También este plato suena a otro, ¿no? Al más famoso, al célebre cocido madrileño y todas las otras variantes suyas, el maragato, el andaluz, el canario. Como los demás productos y platos que hemos visto, el cocido montañés se diferencia de los otros por su peculiaridad y su estar “en el medio”, factor importante, como he señalado, de esta gastronomía, que podemos constatar en otras costumbres culinarias de pequeños territorios como veremos en otros artículos.
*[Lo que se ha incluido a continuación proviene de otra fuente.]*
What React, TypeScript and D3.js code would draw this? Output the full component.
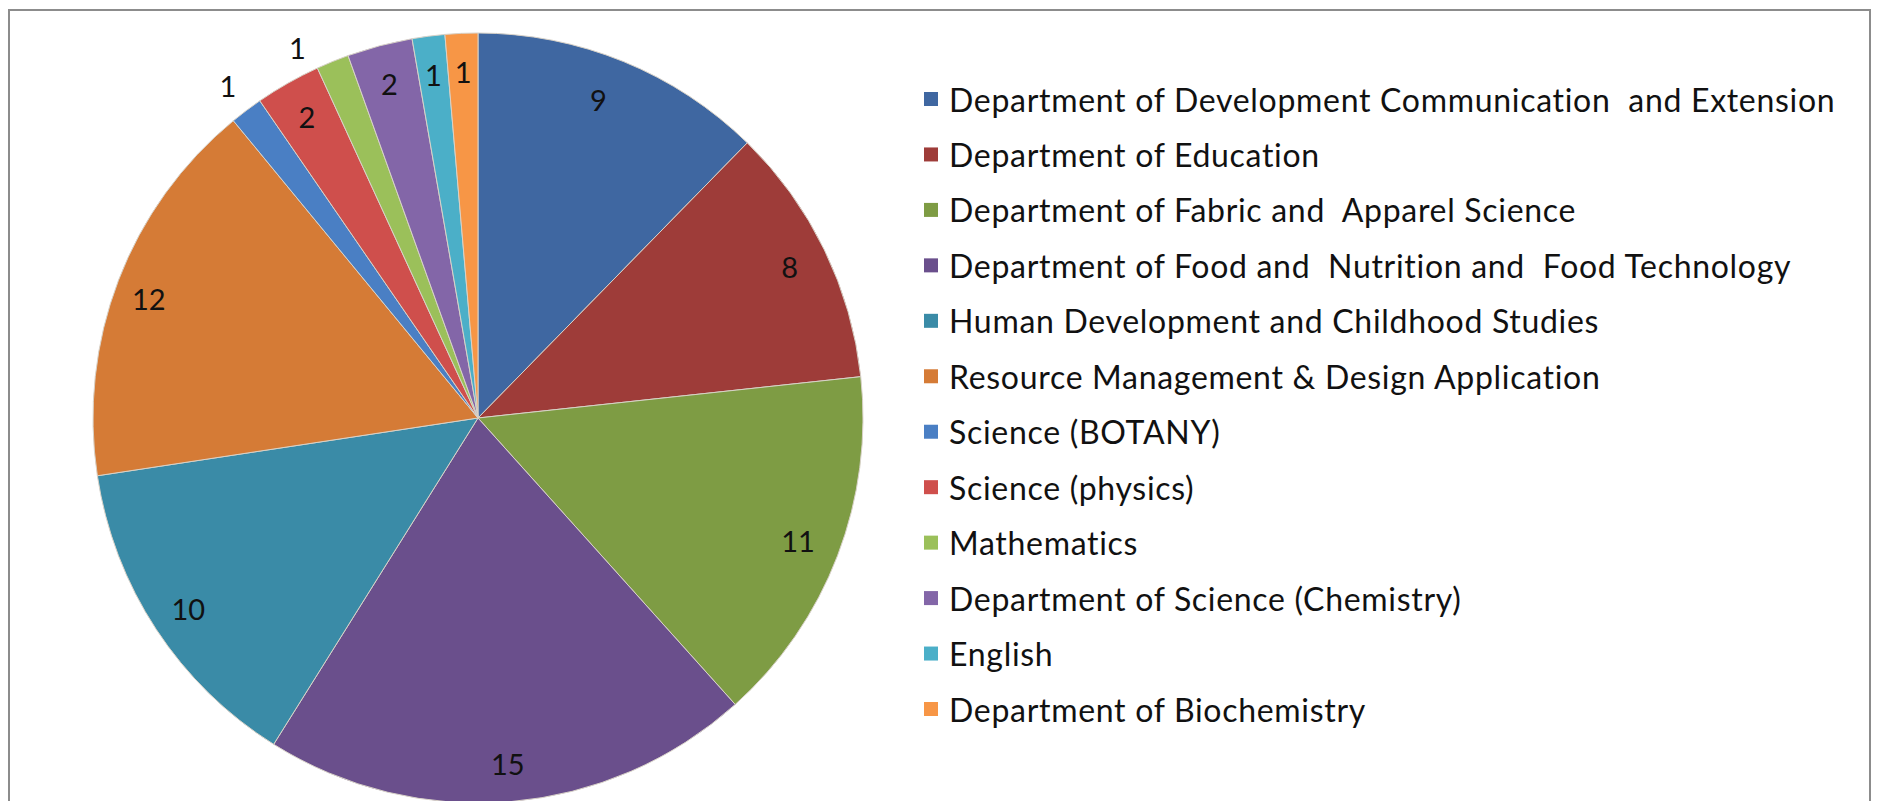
import React from "react";
import * as d3 from "d3";

const categories: string[] = [
  "Department of Development Communication  and Extension",
  "Department of Education",
  "Department of Fabric and  Apparel Science",
  "Department of Food and  Nutrition and  Food Technology",
  "Human Development and Childhood Studies",
  "Resource Management & Design Application",
  "Science (BOTANY)",
  "Science (physics)",
  "Mathematics",
  "Department of Science (Chemistry)",
  "English",
  "Department of Biochemistry",
];

const values: number[] = [9, 8, 11, 15, 10, 12, 1, 2, 1, 2, 1, 1];

const colors: string[] = [
  "#3F67A1",
  "#9E3C39",
  "#7E9C44",
  "#6A4F8C",
  "#3A8BA7",
  "#D57B36",
  "#4A7FC4",
  "#CF4F4C",
  "#9BC05A",
  "#8366A8",
  "#4BAFC8",
  "#F79646",
];

// label radius factors (relative to pie radius) and small angular nudges (degrees)
const labelR = [0.885, 0.9, 0.89, 0.9, 0.9, 0.91, 1.08, 0.9, 1.07, 0.9, 0.9, 0.9];
const labelDA = [-1.5, 0, 0, 0, 0, -1, 0, 0, -3.8, 0, 0, 0];

type Datum = { name: string; value: number; color: string; i: number };

export default function App() {
  const W = 1877;
  const H = 801;
  const cx = 478;
  const cy = 418;
  const R = 385;

  const data: Datum[] = categories.map((name, i) => ({
    name,
    value: values[i],
    color: colors[i],
    i,
  }));

  const pie = d3
    .pie<Datum>()
    .sort(null)
    .value((d) => d.value)
    .startAngle(0)
    .endAngle(2 * Math.PI);
  const arcs = pie(data);
  const arcGen = d3.arc<d3.PieArcDatum<Datum>>().innerRadius(0).outerRadius(R);

  const legendY = d3
    .scalePoint<number>()
    .domain(d3.range(categories.length))
    .range([99, 709]);

  const font = "Lato, sans-serif";

  return (
    <div style={{ position: "fixed", left: 0, top: 0, width: W, height: H, overflow: "hidden", background: "#fff" }}>
      <svg width={W} height={H} style={{ display: "block" }}>
        <rect x={0} y={0} width={W} height={H} fill="#ffffff" />
        <rect x={9} y={10} width={1861} height={H + 20} fill="none" stroke="#8c8c8c" strokeWidth={2} />
        <g transform={`translate(${cx},${cy})`}>
          {arcs.map((a) => (
            <path key={a.data.name} d={arcGen(a) || ""} fill={a.data.color} stroke="#d8d2c8" strokeWidth={1} />
          ))}
          {arcs.map((a) => {
            const mid = (a.startAngle + a.endAngle) / 2 + (labelDA[a.data.i] * Math.PI) / 180;
            const r = R * labelR[a.data.i];
            const x = Math.sin(mid) * r;
            const y = -Math.cos(mid) * r;
            return (
              <text
                key={"l" + a.data.name}
                x={x}
                y={y}
                textAnchor="middle"
                dominantBaseline="central"
                fontFamily={font}
                fontSize={29}
                fill="#111"
              >
                {a.data.value}
              </text>
            );
          })}
        </g>
        <g>
          {data.map((d) => {
            const y = legendY(d.i) as number;
            return (
              <g key={"lg" + d.name}>
                <rect x={924} y={y - 7} width={14} height={14} fill={d.color} />
                <text
                  x={949}
                  y={y}
                  dominantBaseline="central"
                  fontFamily={font}
                  fontSize={32}
                  letterSpacing={0.7}
                  fill="#111"
                  style={{ whiteSpace: "pre", fontVariantLigatures: "none" }}
                >
                  {d.name}
                </text>
              </g>
            );
          })}
        </g>
      </svg>
    </div>
  );
}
Pero no en todos los pequeños territorios sucede lo mismo; como pudimos ver en el caso de la cocina canaria que posee características diremos opuestas a la cocina que se está analizando.
El cocido cantábrico llamado “montañés” sigue la “norma” de esta cocina: plato fuerte, sin garbanzos, lo que lo diferencia de los demás cocidos, incluso el otro cocido cantábrico pero regional, el lebaniego (de la comarca de Liébana) que lleva porcino, sí, pero también bovino, como los demás cocidos: alubias, berza y tocino, acá está el cocido montañés.
Otra curiosidad es que no lleva borono, el embutido cantábrico por excelencia, una especie de morcilla más blanca, mantecosa, de sangre y tripa de cerdo. O sea el cocido de Cantabria entera, el montañés, no lleva ni Tudanca ni borono, dos productos locales autóctonos, a los cuales se les podría agregar el garbanzo de Pote, otra variedad cantábrica, reemplazada por la alubia blanca. Carne y garbanzo que podemos encontrar en el otro cocido cantábrico, pero comarcal de Liébana.
Esta característica de ser distinta con respecto a las demás comunidades autóctonas y a sí misma, elaborando o no elaborando la materia prima que la comunidad produce, sea por elección o costumbre, convierte a la cocina cantábrica, no estando por cierto en la cima de la gastronomía española, en una culinaria más que interesante.